The States of the Union have agreed in the Constitution that the judicial power of the United States shall extend to all cases arising under the Constitution, laws, and treaties of the United States, without regard to the character of the parties (excluding of course, suits against a State by its own citizens, or by citizens or subjects of foreign states), and equally to controversies to which the United States shall be a party, without regard to the subject of such controversies, and that (the Supreme Court) may exercise original jurisdiction in all such cases [in which a State shall be a party] without excluding those in which the United States may be the opposite party.[291]
In other words, the United States possesses adequate governmental authority and jurisdiction to secure the large purposes outlined in the Preamble to the Constitution. The United States has judicial jurisdiction in all cases arising under the Constitution, the laws and the treaties of the United States “whoever may be the parties.”[292] This principle is of far-reaching effect; no party can be exempt.
117. A corporation created by a State is a citizen of that State for many purposes, but cannot be a citizen of another State because created by the former State. Outside of the State of its creation it is a foreign corporation and possesses only such privileges as are granted to it. This means that rights, privileges, judgments accruing to or possessed by a corporation, say created by Pennsylvania and in Pennsylvania, do not accrue to and are not possessed by that corporation, say in Ohio, unless conferred by Ohio and possessed by the corporation within Ohio, under laws of Ohio, and by decision of Ohio courts. The principle here is the familiar one of jurisdiction. No State has power beyond its own jurisdiction and “the courts of no country execute the penal laws of another.”[293]
The suability of a State involves its sovereignty and its honor and good faith. The constitutional law of America is that a State in the Union cannot be compelled to perform its contracts, although attempts on its part to avoid them may be judicially resisted, and State laws impairing the obligation of contracts are void. Yet the legislative department of a State represents its polity and its will and by every principle of justice is called upon to hold public obligations inviolate.
Any departure from this rule, except for reasons most cogent (of which the Legislature and not the courts, is the judge) never fails in the end to incur the odium of the world, and to bring lasting injury upon the State itself. But to deprive the Legislature of the power of judging what the honor and safety of the State may require, even at the expense of a temporary failure to discharge the public debts, would be attended with greater evils than such failure can cause.[294]
118. The judicial power of the United States extends, under the Constitution to controversies between citizens of different States and the Judiciary Act confers jurisdiction strictly within the meaning of the term.[295]
States, as the word is used in the Constitution, means only members of the Union; a Territory is not a State; the citizen of a Territory is not a citizen of a State and any controversy at law which he may have with another person is not “a controversy between citizens of different States,” and therefore does not come within the judicial jurisdiction of the United States. Of course the limitation applies to artificial persons,—corporations created by a State.

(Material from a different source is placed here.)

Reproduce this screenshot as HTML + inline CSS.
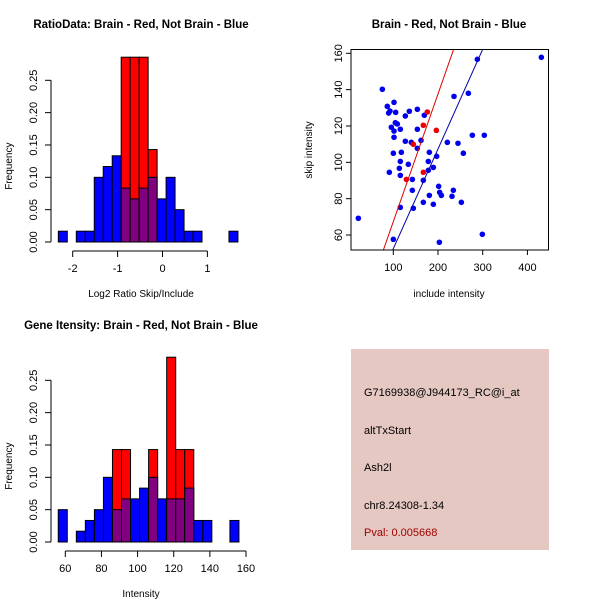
<!DOCTYPE html>
<html><head><meta charset="utf-8"><style>
body{margin:0;background:#fff}
svg{display:block;font-family:"Liberation Sans",sans-serif}
</style></head><body>
<svg id="c" width="600" height="600" viewBox="0 0 600 600">
<rect width="600" height="600" fill="#fff"/>
<g>
<rect x="351" y="349" width="198" height="201" fill="#e6c8c2"/>
<text x="364" y="396" font-size="11" fill="#000">G7169938@J944173_RC@i_at</text>
<text x="364" y="434" font-size="11" fill="#000">altTxStart</text>
<text x="364" y="471" font-size="11" fill="#000">Ash2l</text>
<text x="364" y="509" font-size="11" fill="#000">chr8.24308-1.34</text>
<text x="364" y="536" font-size="11" fill="#a00000">Pval: 0.005668</text>
</g>
</svg>
<script>
// ---- Histogram 1 data ----
const h1Start = -2.32;
const h1Width = 0.2;
const h1Blue = [0.0167,0,0.0167,0.0167,0.1,0.1167,0.1333,0.0833,0.0667,0.0833,0.1,0.0667,0.1,0.05,0.0167,0.0167,0,0,0,0.0167];
const h1Red  = [0,0,0,0,0,0,0,0.2857,0.2857,0.2857,0.1429,0,0,0,0,0,0,0,0,0];
const h1XTicks = [-2,-1,0,1];
const h1YTicks = [0,0.05,0.1,0.15,0.2,0.25];
// ---- Histogram 2 data ----
const h2Start = 56.1;
const h2Width = 5;
const h2Blue = [0.05,0,0.0167,0.0333,0.05,0.1,0.05,0.0667,0.0667,0.0833,0.1,0.0667,0.0667,0.0667,0.0833,0.0333,0.0333,0,0,0.0333];
const h2Red  = [0,0,0,0,0,0,0.1429,0.1429,0,0,0.1429,0,0.2857,0.1429,0.1429,0,0,0,0,0];
const h2XTicks = [60,80,100,120,140,160];
const h2YTicks = [0,0.05,0.1,0.15,0.2,0.25];
// ---- Scatter data ----
const blueX = [21.8,75.5,86.6,89.6,92.6,105.3,101.6,104.5,109,95.6,101.6,101.6,115.7,126.9,135.9,153.8,169.4,153.8,126.9,140.3,162,153.8,100.1,118,115.7,133.6,113.5,91.1,115.7,142.6,167.2,180.6,178.4,178.4,189.6,197,201.5,203.7,207.5,180.6,142.6,167.2,189.6,144.8,115.7,100.1,203,231.3,234.3,252.2,220.9,244.7,256.7,235.8,267.9,276.8,303.6,288,431.2,299.2];
const blueY = [69.2,140.2,130.8,127.1,128.2,127.5,133,121.8,121.1,119.3,117.2,113.8,118.2,125.5,128.1,129.2,125.9,118.2,111.6,111,112.1,107.7,105,105.5,100.5,98.9,96.7,94.5,92.8,90.6,90.1,105.5,100.5,95.6,97.2,103.3,86.8,83.5,81.8,81.8,84.6,78,76.9,74.7,75.2,57.6,56,81.3,84.6,78,111,110.5,105,136.3,138,114.9,114.9,156.7,157.8,60.4];
const redX = [176.1,167.2,196.3,144.8,167.2,129.2];
const redY = [127.7,120.4,117.6,109.9,94.5,90.6];
const redFit = [-2.9,0.7025];
const blueFit = [-2.4,0.5487];
const scXTicks = [100,200,300,400];
const scYTicks = [60,80,100,120,140,160];

const svg = document.getElementById('c');
const NS = 'http://www.w3.org/2000/svg';
function mk(tag, attrs, parent){
  const e = document.createElementNS(NS, tag);
  for (const k in attrs) e.setAttribute(k, attrs[k]);
  (parent||svg).appendChild(e);
  return e;
}

function hist(o){
  const g = mk('g', {});
  
  
  const sx = v => o.x0 + (v - o.xv0) * o.kx;
  const sy = v => o.y0 - v * o.ky;
  for (let i = 0; i < o.blue.length; i++) {
    const a = o.start + i*o.width, b = a + o.width;
    const x1 = sx(a), x2 = sx(b);
    if (o.red[i] > 0) {
      const r = mk('rect', {x:x1, y:sy(o.red[i]), width:x2-x1, height:sy(0)-sy(o.red[i]), fill:'#ff0000', stroke:'#000', 'stroke-width':1}, g);
      
      
    }
    if (o.blue[i] > 0) {
      const col = o.red[i] > 0 ? '#800080' : '#0000ff';
      const r = mk('rect', {x:x1, y:sy(o.blue[i]), width:x2-x1, height:sy(0)-sy(o.blue[i]), fill:col, stroke:'#000', 'stroke-width':1}, g);
      
      
    }
  }
  const yt = o.yTicks;
  mk('line', {x1:o.yAxisX, x2:o.yAxisX, y1:sy(yt[0]), y2:sy(yt[yt.length-1]), stroke:'#000'}, g);
  yt.forEach(t => {
    mk('line', {x1:o.yAxisX-6, x2:o.yAxisX, y1:sy(t), y2:sy(t), stroke:'#000'}, g);
    const tx = mk('text', {x:0, y:0, 'font-size':11, 'text-anchor':'middle', transform:`translate(${o.yAxisX-14},${sy(t)}) rotate(-90)`}, g);
    tx.textContent = t.toFixed(2);
    
    
  });
  const xt = o.xTicks;
  mk('line', {x1:sx(xt[0]), x2:sx(xt[xt.length-1]), y1:o.xAxisY, y2:o.xAxisY, stroke:'#000'}, g);
  xt.forEach(t => {
    mk('line', {x1:sx(t), x2:sx(t), y1:o.xAxisY, y2:o.xAxisY+6, stroke:'#000'}, g);
    const tx = mk('text', {x:sx(t), y:o.xAxisY+21, 'font-size':11, 'text-anchor':'middle'}, g);
    tx.textContent = t;
    
    
  });
  const ttl = mk('text', {x:141, y:o.titleY, 'font-size':11.5, 'font-weight':'bold', 'text-anchor':'middle'}, g);
  ttl.textContent = o.title;
  
  
  const xl = mk('text', {x:141, y:o.xAxisY+46, 'font-size':10, 'text-anchor':'middle'}, g);
  xl.textContent = o.xlab;
  
  
  const yl = mk('text', {x:0, y:0, 'font-size':10, 'text-anchor':'middle', transform:`translate(12,${(sy(0)+sy(0.25))/2+5}) rotate(-90)`}, g);
  yl.textContent = 'Frequency';
  
  
}

hist({name:'ratio-histogram', start:h1Start, width:h1Width, blue:h1Blue, red:h1Red, xTicks:h1XTicks, yTicks:h1YTicks,
  x0:72.7, xv0:-2, kx:44.9, y0:242, ky:646.8, yAxisX:51, xAxisY:251,
  title:'RatioData: Brain - Red, Not Brain - Blue', titleY:28, xlab:'Log2 Ratio Skip/Include'});
hist({name:'intensity-histogram', start:h2Start, width:h2Width, blue:h2Blue, red:h2Red, xTicks:h2XTicks, yTicks:h2YTicks,
  x0:65.3, xv0:60, kx:1.807, y0:542, ky:646.8, yAxisX:51, xAxisY:551,
  title:'Gene Itensity: Brain - Red, Not Brain - Blue', titleY:329, xlab:'Intensity'});

(function(){
  const g = mk('g', {});
  
  
  const L=351, T=49.5, R=548.5, B=250;
  const sx = v => 348.6 + v*0.447;
  const sy = v => 53.3 + (160 - v)*1.817;
  const dom = [(L-348.6)/0.447, (R-348.6)/0.447];
  const clip = mk('clipPath', {id:'scClip'}, g);
  mk('rect', {x:L, y:T, width:R-L, height:B-T}, clip);
  for (let i = 0; i < blueX.length; i++) {
    const c = mk('circle', {cx:sx(blueX[i]), cy:sy(blueY[i]), r:2.8, fill:'#0000ee'}, g);
    
    
  }
  for (let i = 0; i < redX.length; i++) {
    const c = mk('circle', {cx:sx(redX[i]), cy:sy(redY[i]), r:2.8, fill:'#ee0000'}, g);
    
    
  }
  const lr = mk('line', {x1:sx(dom[0]), y1:sy(redFit[0]+redFit[1]*dom[0]), x2:sx(dom[1]), y2:sy(redFit[0]+redFit[1]*dom[1]), stroke:'#dd0000', 'stroke-width':1, 'clip-path':'url(#scClip)'}, g);
  
  
  const lb = mk('line', {x1:sx(dom[0]), y1:sy(blueFit[0]+blueFit[1]*dom[0]), x2:sx(dom[1]), y2:sy(blueFit[0]+blueFit[1]*dom[1]), stroke:'#0000aa', 'stroke-width':1, 'clip-path':'url(#scClip)'}, g);
  
  
  mk('rect', {x:L, y:T, width:R-L, height:B-T, fill:'none', stroke:'#000'}, g);
  scXTicks.forEach(t => {
    mk('line', {x1:sx(t), x2:sx(t), y1:B, y2:B+5, stroke:'#000'}, g);
    const tx = mk('text', {x:sx(t), y:B+21, 'font-size':11, 'text-anchor':'middle'}, g);
    tx.textContent = t;
    
    
  });
  scYTicks.forEach(t => {
    mk('line', {x1:L-5, x2:L, y1:sy(t), y2:sy(t), stroke:'#000'}, g);
    const tx = mk('text', {x:0, y:0, 'font-size':11, 'text-anchor':'middle', transform:`translate(${L-9},${sy(t)}) rotate(-90)`}, g);
    tx.textContent = t;
    
    
  });
  const ttl = mk('text', {x:449, y:28, 'font-size':11.5, 'font-weight':'bold', 'text-anchor':'middle'}, g);
  ttl.textContent = 'Brain - Red, Not Brain - Blue';
  
  
  const xl = mk('text', {x:449, y:297, 'font-size':10, 'text-anchor':'middle'}, g);
  xl.textContent = 'include intensity';
  
  
  const yl = mk('text', {x:0, y:0, 'font-size':10, 'text-anchor':'middle', transform:'translate(312,150) rotate(-90)'}, g);
  yl.textContent = 'skip intensity';
  
  
})();
</script>
</body></html>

A corporation is not a citizen of the State and it cannot maintain a suit in a court of the United States against the citizen of a different State from that by which it was chartered, unless the persons who compose the corporate body are all citizens of that State.[296]
The jurisdiction of American courts is co-extensive with the power that creates them. Thus the jurisdiction of federal courts depends in no way upon the State, and State judges “possess an absolute independence of the United States.”